The global crypto population has more than doubled from 100m to 200m within a four-month period in the first half of 2021. According to a Finder survey, a fifth (19%) of the UK population have previously bought cryptocurrency; the equivalent of 9.8 million people and a huge increase from 2018 when just 3% of the UK population held or invested in crypto.
One of the other key changes in the rise of crypto currencies during 2021 is the increased investment from institutional investors such as Blackrock, Morgan Stanley and BNY Mellon in this asset class. Tesla’s Elon Musk has been particularly vocal in 2021 on Bitcoin’s place in the world where he firstly stated that Tesla held Bitcoin and would accept Bitcoin as payment, before citing environmental concerns in relation to the energy consumption required to mine and hold these assets.
NFTs (Non-Fungible Tokens) can be anything digital (such as drawings or music) but there has been increased excitement and visibility during 2021 of investors buying and selling digital art. NFTs are mostly part of the Ethereum blockchain as this blockchain allows these NFTs to store additional information which allows them to work differently to a standard Ethereum coin.
NFTs are unique instruments that cannot be changed on the blockchain, making it possible to guarantee the legitimacy of each digital asset, allowing for ownership of intangible assets, such as tweets, gifs and digital memes.
Recently some governments have sought out ways to get ‘onboard’ with El Salvador becoming the first country in the world to officially classify Bitcoin as legal currency. In the UK Rishi Sunak tweeted this week about Central Bank Digital Currencies (CBDCs) to mark the launch of the G7’s report on CDBCs and Digital Payments. This report aims to set policies of how digital currencies could be regulated by G7 countries alongside physical currency. These approaches are in stark contrast to the approach taken by China in May 2021 when the central government banned all crypto-mining and trading, citing environmental and financial concerns.
Crypto-assets and tax
The increased global activity has brought increased focus from global tax authorities as they attempt to regulate this increasingly prevalent form of investment.
In the UK, in most cases, an individual will be deemed to be carrying out an investment activity and will therefore be subject to Capital Gains Tax (CGT) when they buy, hold and subsequently sell crypto-assets. It is the disposal that results in a taxable event and determines whether any tax is to be paid. The amount of any gain is the difference between the value of the disposal proceeds and the value of the acquisition cost.

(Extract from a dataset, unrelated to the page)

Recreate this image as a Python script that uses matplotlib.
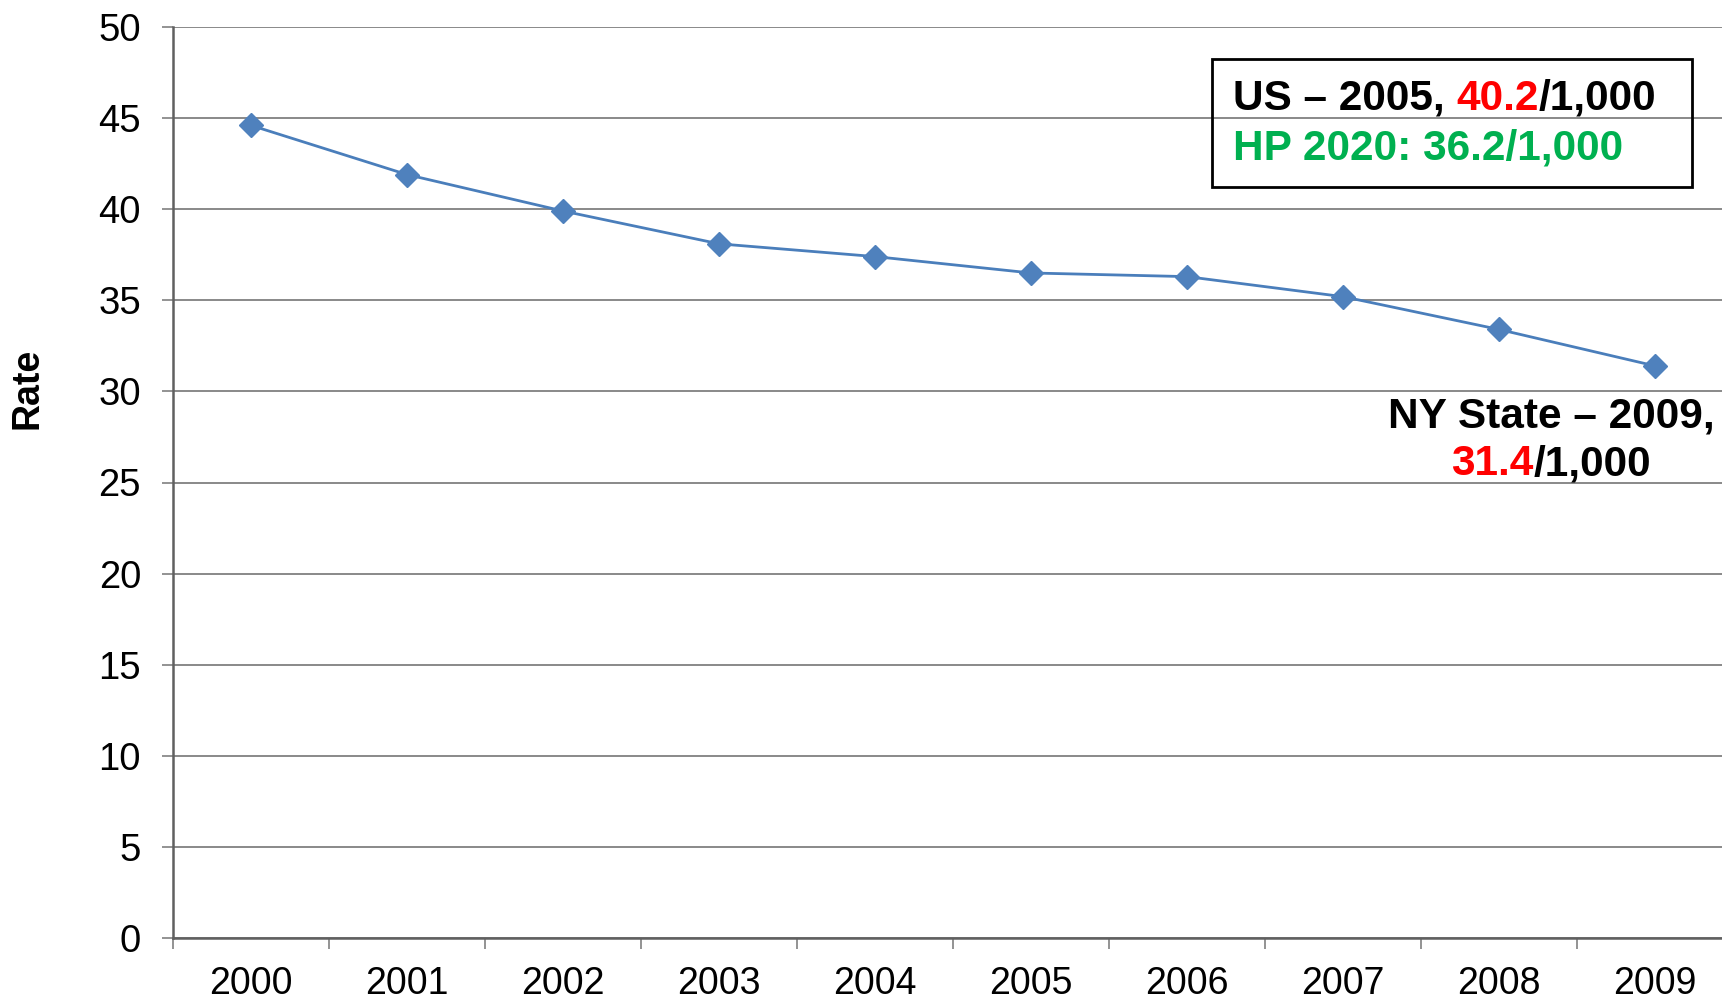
import matplotlib
matplotlib.use('agg')
import matplotlib.pyplot as plt
from matplotlib.patches import Rectangle

plt.rcParams['font.family'] = ['Liberation Sans', 'DejaVu Sans']

# 年ごとの率（/1,000）
years = ['2000', '2001', '2002', '2003', '2004', '2005', '2006', '2007', '2008', '2009']
rate = [44.6, 41.9, 39.9, 38.1, 37.4, 36.5, 36.3, 35.2, 33.4, 31.4]
us_rate = 40.2
hp2020 = 36.2
ny_rate = rate[-1]

W, H = 1722, 1000
fig = plt.figure(figsize=(W / 100, H / 100), dpi=100)
ax = fig.add_axes([173 / W, 1 - 938 / H, 1560 / W, 911 / H])

x = list(range(len(years)))
ax.plot(x, rate, color='#4A7EBB', lw=2, marker='D', ms=12.5, mfc='#4F81BD', mec='#4F81BD', zorder=3)

ax.set_xlim(-0.5, len(years) - 0.5)
ax.set_ylim(0, 50)
ax.set_yticks(range(0, 51, 5))
ax.set_xticks(x)
ax.set_xticklabels(years)
ax.set_xticks([i - 0.5 for i in range(len(years) + 1)], minor=True)
ax.yaxis.grid(True, color='#808080', lw=1.3)
ax.set_axisbelow(True)
ax.tick_params(axis='y', labelsize=27.5, length=8, width=1.2, color='#808080', pad=15)
ax.tick_params(axis='x', which='major', labelsize=27, length=0, pad=20)
ax.tick_params(axis='x', which='minor', length=8, width=1.2, color='#808080')
for s in ['top', 'right']:
    ax.spines[s].set_visible(False)
ax.spines['left'].set_color('#606060')
ax.spines['bottom'].set_color('#606060')
ax.spines['left'].set_linewidth(1.8)
ax.spines['bottom'].set_linewidth(1.8)

fig.text(27 / W, 1 - 388 / H, 'Rate', rotation=90, fontsize=27, fontweight='bold',
         ha='center', va='center')

fig.canvas.draw()
rend = fig.canvas.get_renderer()


def pieces(parts, x0, y0, size=30.5, center=False):
    # 色違いの文字列を横に並べる（ピクセル座標）
    ts = []
    for s, c in parts:
        t = fig.text(0, 0, s, color=c, fontsize=size, fontweight='bold', va='baseline')
        ts.append(t)
    widths = [t.get_window_extent(renderer=rend).width for t in ts]
    xs = x0 - sum(widths) / 2 if center else x0
    for t, w in zip(ts, widths):
        t.set_position((xs / W, 1 - y0 / H))
        xs += w


# 凡例ボックス
fig.patches.append(Rectangle((1212 / W, 1 - 187 / H), 480 / W, 128 / H, transform=fig.transFigure,
                             fill=False, ec='black', lw=2))
pieces([('US \u2013 2005, ', 'black'), (f'{us_rate}', '#FF0000'), ('/1,000', 'black')], 1233, 110)
pieces([(f'HP 2020: {hp2020}/1,000', '#00B050')], 1233, 160)

# NY State 注記
pieces([('NY State \u2013 2009,', 'black')], 1551, 427, center=True)
pieces([(f'{ny_rate}', '#FF0000'), ('/1,000', 'black')], 1551, 475, center=True)

plt.savefig('out.png', dpi=100)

Each UK taxpayer has an annual Capital Gains tax free allowance (currently £12,300 for individuals) meaning that any gains up to this amount during a tax year will not incur any tax charge. Please note that this is across all investment classes not just investment gains on crypto-currencies or crypto-assets during a tax year. Any gains above this allowance will be taxed at 10% for a basic rate taxpayer and at 20% for higher and additional rate taxpayers.

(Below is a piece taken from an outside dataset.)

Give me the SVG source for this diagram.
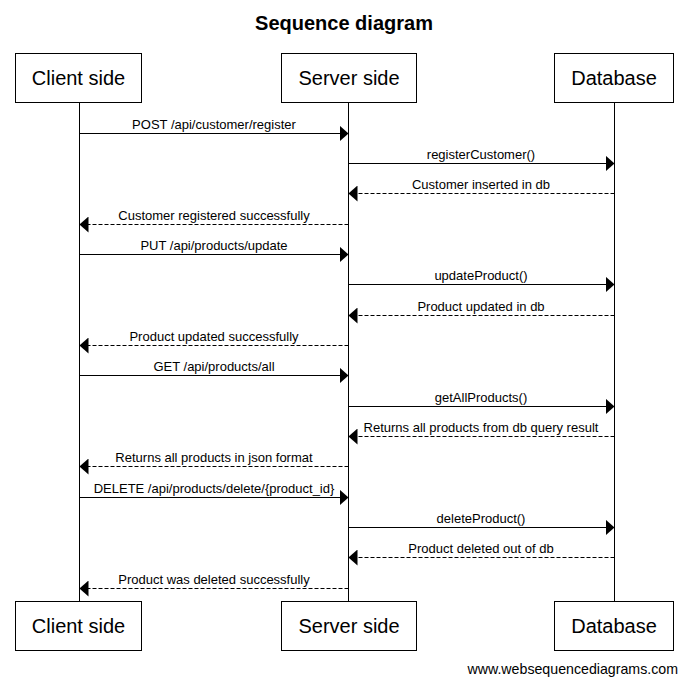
<svg xmlns="http://www.w3.org/2000/svg" width="688" height="684" viewBox="0 0 688 684">
<defs>
<style>
text{font-family:"Liberation Sans",Arial,sans-serif;fill:#000}
.title{font-size:20px;font-weight:bold}
.part{font-size:20px}
.msg{font-size:13px}
.wm{font-size:14.2px}
.box{fill:#fff;stroke:#000;stroke-width:1}
.life{stroke:#000;stroke-width:1}
.solid{stroke:#000;stroke-width:1;fill:none}
.dash{stroke:#000;stroke-width:1;fill:none;stroke-dasharray:4,2}
</style>
<marker id="ah" viewBox="0 0 9 16" refX="9" refY="8" markerWidth="9" markerHeight="16" markerUnits="userSpaceOnUse" orient="auto">
<path d="M0,0 L9,8 L0,16 Z" fill="#000"/>
</marker>
</defs>
<rect width="688" height="684" fill="#fff"/>
<text class="title" x="344" y="30" text-anchor="middle">Sequence diagram</text>
<g id="lifelines">
<line class="life" x1="79.5" y1="102" x2="79.5" y2="601"/>
<line class="life" x1="348.5" y1="102" x2="348.5" y2="601"/>
<line class="life" x1="614.5" y1="102" x2="614.5" y2="601"/>
</g>
<g id="client">
<rect class="box" x="15.5" y="53.5" width="126" height="49"/>
<text class="part" x="78.5" y="85" text-anchor="middle">Client side</text>
<rect class="box" x="15.5" y="601.5" width="126" height="49"/>
<text class="part" x="78.5" y="633" text-anchor="middle">Client side</text>
</g>
<g id="server">
<rect class="box" x="281.5" y="53.5" width="135" height="49"/>
<text class="part" x="349" y="85" text-anchor="middle">Server side</text>
<rect class="box" x="281.5" y="601.5" width="135" height="49"/>
<text class="part" x="349" y="633" text-anchor="middle">Server side</text>
</g>
<g id="database">
<rect class="box" x="554.5" y="53.5" width="119" height="49"/>
<text class="part" x="614" y="85" text-anchor="middle">Database</text>
<rect class="box" x="554.5" y="601.5" width="119" height="49"/>
<text class="part" x="614" y="633" text-anchor="middle">Database</text>
</g>
<g id="connectors">
<line class="solid" x1="79.5" y1="133.5" x2="348.5" y2="133.5" marker-end="url(#ah)"/>
<text class="msg" x="214" y="129" text-anchor="middle">POST /api/customer/register</text>
<line class="solid" x1="348.5" y1="163.5" x2="614.5" y2="163.5" marker-end="url(#ah)"/>
<text class="msg" x="481" y="159" text-anchor="middle">registerCustomer()</text>
<line class="dash" x1="614.5" y1="193.5" x2="348.5" y2="193.5" marker-end="url(#ah)"/>
<text class="msg" x="481" y="189" text-anchor="middle">Customer inserted in db</text>
<line class="dash" x1="348.5" y1="224.5" x2="79.5" y2="224.5" marker-end="url(#ah)"/>
<text class="msg" x="214" y="220" text-anchor="middle">Customer registered successfully</text>
<line class="solid" x1="79.5" y1="254.5" x2="348.5" y2="254.5" marker-end="url(#ah)"/>
<text class="msg" x="214" y="250" text-anchor="middle">PUT /api/products/update</text>
<line class="solid" x1="348.5" y1="284.5" x2="614.5" y2="284.5" marker-end="url(#ah)"/>
<text class="msg" x="481" y="280" text-anchor="middle">updateProduct()</text>
<line class="dash" x1="614.5" y1="315.5" x2="348.5" y2="315.5" marker-end="url(#ah)"/>
<text class="msg" x="481" y="311" text-anchor="middle">Product updated in db</text>
<line class="dash" x1="348.5" y1="345.5" x2="79.5" y2="345.5" marker-end="url(#ah)"/>
<text class="msg" x="214" y="341" text-anchor="middle">Product updated successfully</text>
<line class="solid" x1="79.5" y1="375.5" x2="348.5" y2="375.5" marker-end="url(#ah)"/>
<text class="msg" x="214" y="371" text-anchor="middle">GET /api/products/all</text>
<line class="solid" x1="348.5" y1="406.5" x2="614.5" y2="406.5" marker-end="url(#ah)"/>
<text class="msg" x="481" y="402" text-anchor="middle">getAllProducts()</text>
<line class="dash" x1="614.5" y1="436.5" x2="348.5" y2="436.5" marker-end="url(#ah)"/>
<text class="msg" x="481" y="432" text-anchor="middle">Returns all products from db query result</text>
<line class="dash" x1="348.5" y1="466.5" x2="79.5" y2="466.5" marker-end="url(#ah)"/>
<text class="msg" x="214" y="462" text-anchor="middle">Returns all products in json format</text>
<line class="solid" x1="79.5" y1="497.5" x2="348.5" y2="497.5" marker-end="url(#ah)"/>
<text class="msg" x="214" y="493" text-anchor="middle">DELETE /api/products/delete/{product_id}</text>
<line class="solid" x1="348.5" y1="527.5" x2="614.5" y2="527.5" marker-end="url(#ah)"/>
<text class="msg" x="481" y="523" text-anchor="middle">deleteProduct()</text>
<line class="dash" x1="614.5" y1="557.5" x2="348.5" y2="557.5" marker-end="url(#ah)"/>
<text class="msg" x="481" y="553" text-anchor="middle">Product deleted out of db</text>
<line class="dash" x1="348.5" y1="588.5" x2="79.5" y2="588.5" marker-end="url(#ah)"/>
<text class="msg" x="214" y="584" text-anchor="middle">Product was deleted successfully</text>
</g>
<text class="wm" x="678" y="674" text-anchor="end">www.websequencediagrams.com</text>
</svg>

Where a taxpayer is deemed to be carrying on a trade or carrying out a business of buying and selling of crypto-assets, they run the risks of being deemed to be a financial trader meaning that their profits would be taxed under the income tax regime. That said, in most circumstances an individual is unlikely to meet the test of being a trader and is likely to be taxed under the CGT regime.
Tax authorities now have well established processes to request and receive lists of crypto investors information from crypto exchanges such as Coinbase and Kraken. However the onus is on the taxpayer to keep their own records for each transaction in case of an HMRC enquiry or review.
Whilst HMRC’s guidance recognises that cryptocurrencies and the technologies behind them will continue to evolve. HMRC state that they will need to continue to evaluate their tax treatment and will issue further guidance as appropriate. Whilst reliance may generally be placed on HMRC guidance, an investor should take care to consider the nature of their investments on a case by case basis. In recent guidance notes HMRC state that they may not apply the suggested treatment where it considers tax avoidance to be an issue.